By Anne-Marie Bruzga


“Look at me: I worked my way up from nothing to a state of extreme poverty.”- Groucho Marx

     The most depressing thing happened the other day: I handed in the first of what will be many job applications for summer. Oh, I’m not depressed about the likelihood of finding a job, I’m depressed because no matter what I do, I won’t earn enough to support myself in the next year of school. This means I, like most other students, will apply for a dreaded student loan.

Now I’m one of those students in the minority that doesn’t mind carrying some debt upon leaving university. And while I would love to live in the kind of world where even post-secondary education was free, I know that’s not going to happen in my university career.
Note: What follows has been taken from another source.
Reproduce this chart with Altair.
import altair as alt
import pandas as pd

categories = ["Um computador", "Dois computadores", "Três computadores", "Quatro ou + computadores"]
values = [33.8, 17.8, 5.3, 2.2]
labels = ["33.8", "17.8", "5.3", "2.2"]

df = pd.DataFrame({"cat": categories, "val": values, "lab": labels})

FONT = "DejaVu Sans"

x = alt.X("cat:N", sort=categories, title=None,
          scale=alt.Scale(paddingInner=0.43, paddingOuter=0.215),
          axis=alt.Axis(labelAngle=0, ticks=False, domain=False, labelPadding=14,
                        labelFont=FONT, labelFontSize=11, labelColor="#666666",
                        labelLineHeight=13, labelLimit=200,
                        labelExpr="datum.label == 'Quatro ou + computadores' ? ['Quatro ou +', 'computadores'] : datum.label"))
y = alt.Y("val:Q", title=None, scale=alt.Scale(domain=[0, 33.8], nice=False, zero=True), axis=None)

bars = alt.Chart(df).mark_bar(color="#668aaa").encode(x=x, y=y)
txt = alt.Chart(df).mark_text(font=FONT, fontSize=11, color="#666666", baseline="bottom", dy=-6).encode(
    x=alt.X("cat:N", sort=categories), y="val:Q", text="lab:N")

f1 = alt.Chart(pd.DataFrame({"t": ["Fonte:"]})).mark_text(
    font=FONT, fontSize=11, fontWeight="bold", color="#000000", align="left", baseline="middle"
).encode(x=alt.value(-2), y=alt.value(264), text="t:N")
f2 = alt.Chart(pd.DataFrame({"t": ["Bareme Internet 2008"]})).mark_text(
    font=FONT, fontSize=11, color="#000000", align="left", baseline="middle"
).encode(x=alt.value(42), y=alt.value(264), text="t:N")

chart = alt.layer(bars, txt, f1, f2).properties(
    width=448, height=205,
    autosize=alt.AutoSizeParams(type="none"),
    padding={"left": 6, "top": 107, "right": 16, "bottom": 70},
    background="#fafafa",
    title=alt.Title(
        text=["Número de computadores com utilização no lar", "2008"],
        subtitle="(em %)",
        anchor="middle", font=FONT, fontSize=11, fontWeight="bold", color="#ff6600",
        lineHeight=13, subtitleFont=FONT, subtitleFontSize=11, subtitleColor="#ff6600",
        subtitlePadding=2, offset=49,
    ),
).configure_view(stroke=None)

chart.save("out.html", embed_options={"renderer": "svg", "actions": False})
That said, I don’t believe the current loan process to be fair or accurate in assessing the needs of students.

Currently, the government gives single students, with no dependants, up to a maximum of $700 per month for living expenses (yes, that includes rent, utilities, phone, food, clothing, bus fare, etc.). Sadly, many students don’t even get that maximum–they survive on $500 per month. And they still live, but I wouldn’t call it living. They make sacrifices either through starving and living in substandard housing, or working part-time while they also try, and fail, to balance that job with school.

And so, this failure to provide adequate funding establishes a system where students are run down physically, mentally and emotionally from crappy food, horrid housing and, usually, a mind-numbing part-time job that over-works them. This is not a system that promotes quality of education–it doesn’t even promote quality of life.

This frustration is only compounded by the fact that you must include parental information if you haven’t been out of high school for four years. Not all parents can afford or choose to financially support their children in post-secondary pursuits. To deny a student loan based on parental income punishes the student for something they can’t control. And really, if a student’s parents are well-off, wouldn’t they be more likely to pay off their loan anyway?

Ah, but you shouldn’t be looking for logic here. This is the same system that lumps all post-secondary loans together, which means we share our default rate with highly expensive tech schools like Devry. While rumours abound that Devry-type students have a higher default rate, they do have much higher tuition, ergo, when they default (even at the same rate as college or university students), the financial loss is much greater.

Averaging the default rate makes no sense because it literally collapses apples and oranges into the same category, punishing those students who do not have higher tuition.

But that could all be in the past. With banks pulling out of the loan process, we have an excellent opportunity to restructure and reorganize how student loans operate. And while you hear us preach this often, now is a great time to contact your MLA or even Lyle Oberg’s office about student loan reform because this is one battle we may actually win.